#### INPUT DATA:
============

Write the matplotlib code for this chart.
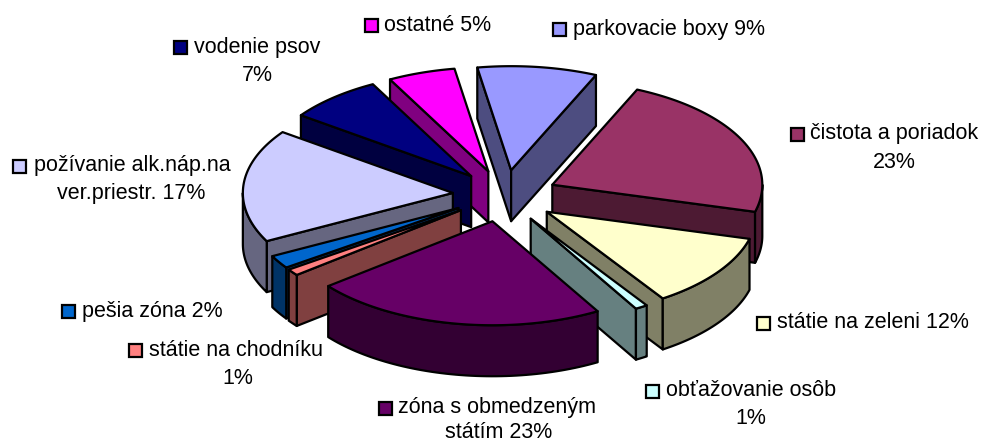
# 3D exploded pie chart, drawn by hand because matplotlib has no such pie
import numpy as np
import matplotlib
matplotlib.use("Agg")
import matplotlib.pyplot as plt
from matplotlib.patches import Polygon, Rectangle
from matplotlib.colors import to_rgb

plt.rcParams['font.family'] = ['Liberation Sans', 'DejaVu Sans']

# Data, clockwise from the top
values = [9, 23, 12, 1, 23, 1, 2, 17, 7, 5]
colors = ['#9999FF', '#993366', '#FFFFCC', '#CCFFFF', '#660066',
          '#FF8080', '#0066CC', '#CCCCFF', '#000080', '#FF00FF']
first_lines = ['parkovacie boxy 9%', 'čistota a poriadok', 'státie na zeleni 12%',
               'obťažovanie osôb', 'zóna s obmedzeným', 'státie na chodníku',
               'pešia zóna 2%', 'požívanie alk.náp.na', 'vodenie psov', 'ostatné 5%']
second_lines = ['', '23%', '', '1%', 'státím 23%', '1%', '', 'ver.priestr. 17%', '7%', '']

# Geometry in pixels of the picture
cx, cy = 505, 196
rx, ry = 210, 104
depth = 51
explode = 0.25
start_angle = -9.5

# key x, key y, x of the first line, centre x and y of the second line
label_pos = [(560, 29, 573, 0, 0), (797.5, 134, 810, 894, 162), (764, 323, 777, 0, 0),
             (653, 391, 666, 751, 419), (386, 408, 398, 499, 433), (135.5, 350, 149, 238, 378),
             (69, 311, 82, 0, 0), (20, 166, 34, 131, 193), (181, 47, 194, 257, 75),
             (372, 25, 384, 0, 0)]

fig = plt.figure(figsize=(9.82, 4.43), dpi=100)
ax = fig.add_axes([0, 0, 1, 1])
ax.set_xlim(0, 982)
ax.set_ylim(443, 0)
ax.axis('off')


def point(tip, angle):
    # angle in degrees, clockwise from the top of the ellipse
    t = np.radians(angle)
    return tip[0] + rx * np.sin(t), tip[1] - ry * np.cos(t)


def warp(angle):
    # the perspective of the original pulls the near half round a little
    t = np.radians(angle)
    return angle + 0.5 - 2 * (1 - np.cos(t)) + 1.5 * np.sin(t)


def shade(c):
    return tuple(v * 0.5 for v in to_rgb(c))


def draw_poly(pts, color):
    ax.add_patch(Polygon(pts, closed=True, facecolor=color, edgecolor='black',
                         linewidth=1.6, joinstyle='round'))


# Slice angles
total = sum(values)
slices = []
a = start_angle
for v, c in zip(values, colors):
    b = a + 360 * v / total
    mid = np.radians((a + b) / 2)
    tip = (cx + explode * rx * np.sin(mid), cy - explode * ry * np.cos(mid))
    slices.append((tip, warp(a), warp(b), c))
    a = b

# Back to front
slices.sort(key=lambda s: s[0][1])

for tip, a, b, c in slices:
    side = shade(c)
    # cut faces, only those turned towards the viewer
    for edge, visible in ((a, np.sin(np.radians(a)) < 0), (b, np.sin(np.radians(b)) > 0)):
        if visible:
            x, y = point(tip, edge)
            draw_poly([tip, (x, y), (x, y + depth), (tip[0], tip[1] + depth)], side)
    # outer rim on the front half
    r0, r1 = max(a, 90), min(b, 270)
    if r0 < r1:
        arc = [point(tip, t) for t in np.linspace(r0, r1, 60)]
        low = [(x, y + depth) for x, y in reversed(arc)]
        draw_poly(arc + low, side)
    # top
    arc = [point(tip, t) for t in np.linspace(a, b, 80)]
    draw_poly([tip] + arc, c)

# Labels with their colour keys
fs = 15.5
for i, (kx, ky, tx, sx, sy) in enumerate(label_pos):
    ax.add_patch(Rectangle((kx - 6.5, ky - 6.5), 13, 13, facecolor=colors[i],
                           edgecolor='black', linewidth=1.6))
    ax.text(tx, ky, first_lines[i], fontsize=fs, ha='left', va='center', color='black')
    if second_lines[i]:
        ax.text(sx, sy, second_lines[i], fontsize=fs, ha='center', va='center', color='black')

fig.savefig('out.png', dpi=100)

============

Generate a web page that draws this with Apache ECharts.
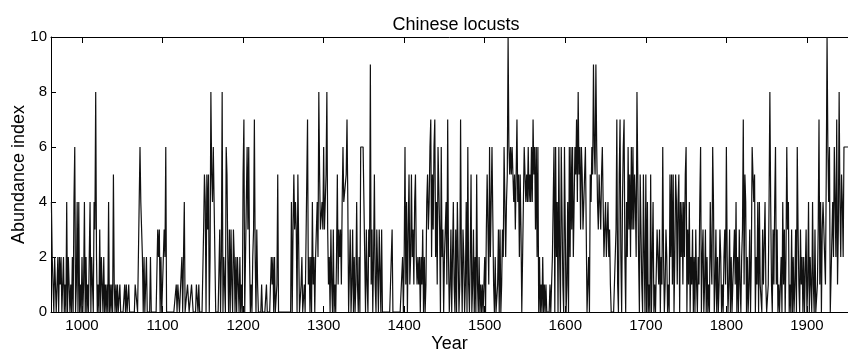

============

#### TO BE DONE:
Exactly as they stand, quote the lines beginning with the one that contains "Write the matplotlib code for this chart." and ending with the one that contains "plt.rcParams['font.family'] = ['Liberation", with no pictures.

#### OUTPUT BELOW:
Write the matplotlib code for this chart.
# 3D exploded pie chart, drawn by hand because matplotlib has no such pie
import numpy as np
import matplotlib
matplotlib.use("Agg")
import matplotlib.pyplot as plt
from matplotlib.patches import Polygon, Rectangle
from matplotlib.colors import to_rgb

plt.rcParams['font.family'] = ['Liberation Sans', 'DejaVu Sans']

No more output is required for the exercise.